— begin Given information —

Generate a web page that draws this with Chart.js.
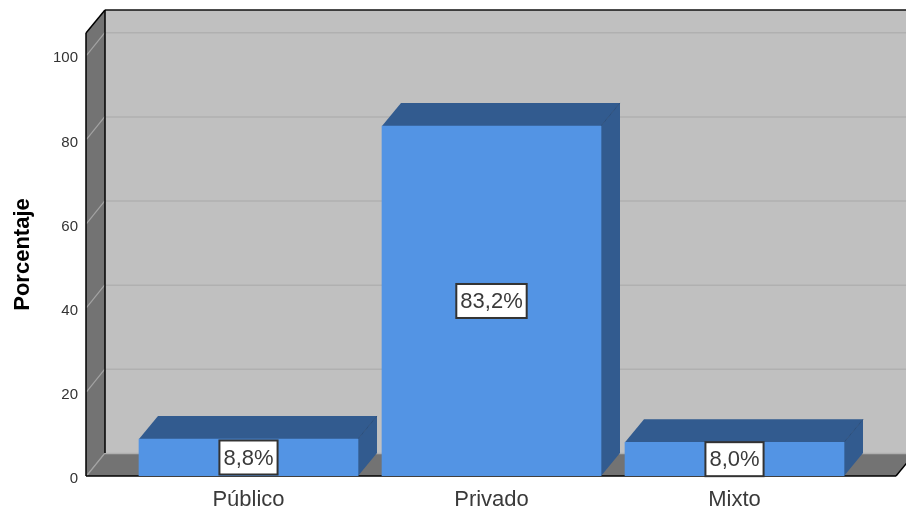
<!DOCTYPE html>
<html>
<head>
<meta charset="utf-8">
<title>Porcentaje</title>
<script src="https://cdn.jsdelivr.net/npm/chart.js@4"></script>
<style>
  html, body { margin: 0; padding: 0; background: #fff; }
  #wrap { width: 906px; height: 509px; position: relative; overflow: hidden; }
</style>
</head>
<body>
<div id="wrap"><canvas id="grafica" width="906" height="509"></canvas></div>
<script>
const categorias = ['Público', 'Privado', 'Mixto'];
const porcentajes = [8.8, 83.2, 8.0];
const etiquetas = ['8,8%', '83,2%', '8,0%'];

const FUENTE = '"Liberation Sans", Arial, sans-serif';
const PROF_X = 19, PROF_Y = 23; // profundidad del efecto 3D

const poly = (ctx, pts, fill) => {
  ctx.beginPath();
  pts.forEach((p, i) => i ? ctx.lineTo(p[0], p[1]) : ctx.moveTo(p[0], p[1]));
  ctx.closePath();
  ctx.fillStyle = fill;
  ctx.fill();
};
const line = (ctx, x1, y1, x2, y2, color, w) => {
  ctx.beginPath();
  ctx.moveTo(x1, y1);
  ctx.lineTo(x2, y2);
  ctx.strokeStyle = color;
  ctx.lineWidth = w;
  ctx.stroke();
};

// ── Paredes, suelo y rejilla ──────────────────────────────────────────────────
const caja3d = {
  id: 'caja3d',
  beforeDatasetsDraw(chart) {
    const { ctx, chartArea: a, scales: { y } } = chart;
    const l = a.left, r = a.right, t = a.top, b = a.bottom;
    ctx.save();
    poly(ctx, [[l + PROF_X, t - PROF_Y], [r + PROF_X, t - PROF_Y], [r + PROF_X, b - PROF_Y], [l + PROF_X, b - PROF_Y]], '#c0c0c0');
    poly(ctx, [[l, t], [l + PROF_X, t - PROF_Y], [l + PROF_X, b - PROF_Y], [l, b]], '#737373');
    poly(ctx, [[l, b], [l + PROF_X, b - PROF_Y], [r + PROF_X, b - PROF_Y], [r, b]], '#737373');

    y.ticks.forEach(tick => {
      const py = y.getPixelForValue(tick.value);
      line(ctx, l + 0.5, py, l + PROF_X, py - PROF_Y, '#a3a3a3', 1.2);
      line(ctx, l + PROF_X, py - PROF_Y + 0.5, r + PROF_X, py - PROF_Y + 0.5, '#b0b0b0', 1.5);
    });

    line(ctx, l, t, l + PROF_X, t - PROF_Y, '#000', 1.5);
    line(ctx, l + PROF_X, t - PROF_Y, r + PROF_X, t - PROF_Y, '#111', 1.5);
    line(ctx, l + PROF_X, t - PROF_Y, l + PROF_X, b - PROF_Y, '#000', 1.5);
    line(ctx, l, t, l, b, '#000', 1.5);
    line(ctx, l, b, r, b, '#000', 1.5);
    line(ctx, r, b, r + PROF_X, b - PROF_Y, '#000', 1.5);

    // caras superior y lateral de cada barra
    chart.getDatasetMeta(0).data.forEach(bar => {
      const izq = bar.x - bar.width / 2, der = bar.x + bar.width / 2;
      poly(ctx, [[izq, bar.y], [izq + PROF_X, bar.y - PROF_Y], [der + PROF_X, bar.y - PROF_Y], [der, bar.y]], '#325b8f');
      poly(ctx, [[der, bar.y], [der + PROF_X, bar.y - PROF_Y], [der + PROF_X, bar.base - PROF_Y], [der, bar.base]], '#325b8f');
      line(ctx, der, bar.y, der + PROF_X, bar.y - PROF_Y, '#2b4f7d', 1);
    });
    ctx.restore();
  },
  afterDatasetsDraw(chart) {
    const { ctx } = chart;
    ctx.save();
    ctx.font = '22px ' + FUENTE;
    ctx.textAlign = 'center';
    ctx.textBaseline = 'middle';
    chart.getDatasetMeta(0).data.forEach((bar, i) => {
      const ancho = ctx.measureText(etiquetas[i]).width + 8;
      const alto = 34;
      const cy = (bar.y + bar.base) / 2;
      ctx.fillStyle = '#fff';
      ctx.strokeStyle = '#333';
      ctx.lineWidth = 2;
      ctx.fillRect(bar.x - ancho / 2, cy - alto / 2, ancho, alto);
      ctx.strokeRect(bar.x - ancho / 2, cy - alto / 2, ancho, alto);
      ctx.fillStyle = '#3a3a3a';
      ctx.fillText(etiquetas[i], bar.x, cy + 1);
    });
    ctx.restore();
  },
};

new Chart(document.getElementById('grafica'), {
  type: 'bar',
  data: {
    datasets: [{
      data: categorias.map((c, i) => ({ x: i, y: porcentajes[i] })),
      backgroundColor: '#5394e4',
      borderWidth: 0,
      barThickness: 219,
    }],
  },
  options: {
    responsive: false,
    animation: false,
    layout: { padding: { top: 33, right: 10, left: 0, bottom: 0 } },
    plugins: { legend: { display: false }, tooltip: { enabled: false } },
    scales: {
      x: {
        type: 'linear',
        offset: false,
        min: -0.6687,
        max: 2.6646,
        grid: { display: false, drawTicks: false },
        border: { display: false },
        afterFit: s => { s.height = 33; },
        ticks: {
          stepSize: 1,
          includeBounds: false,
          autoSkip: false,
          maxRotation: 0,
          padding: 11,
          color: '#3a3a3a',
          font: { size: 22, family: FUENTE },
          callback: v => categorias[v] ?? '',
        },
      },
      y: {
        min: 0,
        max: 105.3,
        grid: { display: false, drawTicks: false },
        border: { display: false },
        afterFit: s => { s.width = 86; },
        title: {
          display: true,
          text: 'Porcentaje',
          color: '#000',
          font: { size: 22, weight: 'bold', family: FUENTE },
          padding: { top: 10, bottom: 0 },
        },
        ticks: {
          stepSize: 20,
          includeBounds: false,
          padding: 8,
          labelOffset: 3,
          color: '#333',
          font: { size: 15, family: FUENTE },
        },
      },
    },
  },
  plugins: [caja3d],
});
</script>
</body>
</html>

— end Given information —

What the task requires:
From the first line above down to the line with "const PROF_X = 19, PROF_Y", reproduce every line and no others, omitting pictures.

Reply to the exercise:
Generate a web page that draws this with Chart.js.
<!DOCTYPE html>
<html>
<head>
<meta charset="utf-8">
<title>Porcentaje</title>
<script src="https://cdn.jsdelivr.net/npm/chart.js@4"></script>
<style>
  html, body { margin: 0; padding: 0; background: #fff; }
  #wrap { width: 906px; height: 509px; position: relative; overflow: hidden; }
</style>
</head>
<body>
<div id="wrap"><canvas id="grafica" width="906" height="509"></canvas></div>
<script>
const categorias = ['Público', 'Privado', 'Mixto'];
const porcentajes = [8.8, 83.2, 8.0];
const etiquetas = ['8,8%', '83,2%', '8,0%'];

const FUENTE = '"Liberation Sans", Arial, sans-serif';
const PROF_X = 19, PROF_Y = 23; // profundidad del efecto 3D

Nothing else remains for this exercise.